We just got done with a two month shelter in place order, and the first place I went was Chapel Hill Mall, which is basically undead at this point. I also stopped by Summit Mall.

What I've learned about my fascination with malls is that not everyone shares that same fascination. It's easier for most people to write off the death of malls as "Walmart/The Internet/Amazon", but it's not only that. There's a human aspect to all of this. How do you feel when you're in a mall? What memories come up for you?

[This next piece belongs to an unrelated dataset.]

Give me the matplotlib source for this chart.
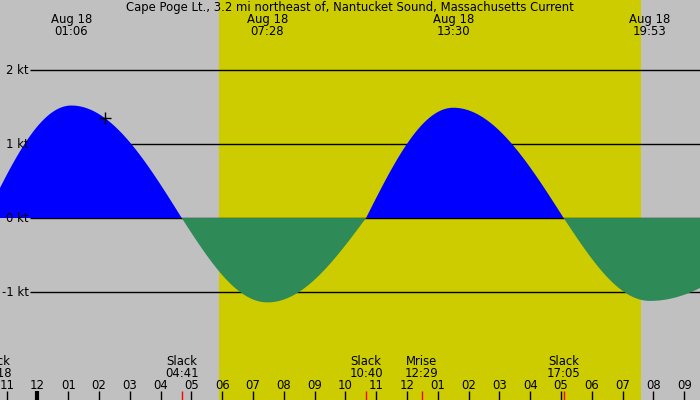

I've decided to mostly stop trying to write a typical blog here at Flannelkimono. I came to blogging via Livejournal, so I tend to be a chronic oversharer. That was fine when I was younger, but now, the internet is fucking scary.I may share some posts here, but overall, I will be focusing on my mall writing on rustbeltmallwalker.com

When I started to see my mall photos as more than a passing fascination, I named the project Rust Belt Mallwalker. I didn't think much about it; I just started hashtagging some of my photos that way, mostly to keep track of malls I had visited in the region. The more that things have started to change, the more that I realize that I am more than ready to dig in and not only give some history to the places that I've photographed, but also to remember some of the more human moments of malls, like when your brother fell into the fountain, or that time when you were 18 months and your mom let you hold a tiger cub (both are true for me!).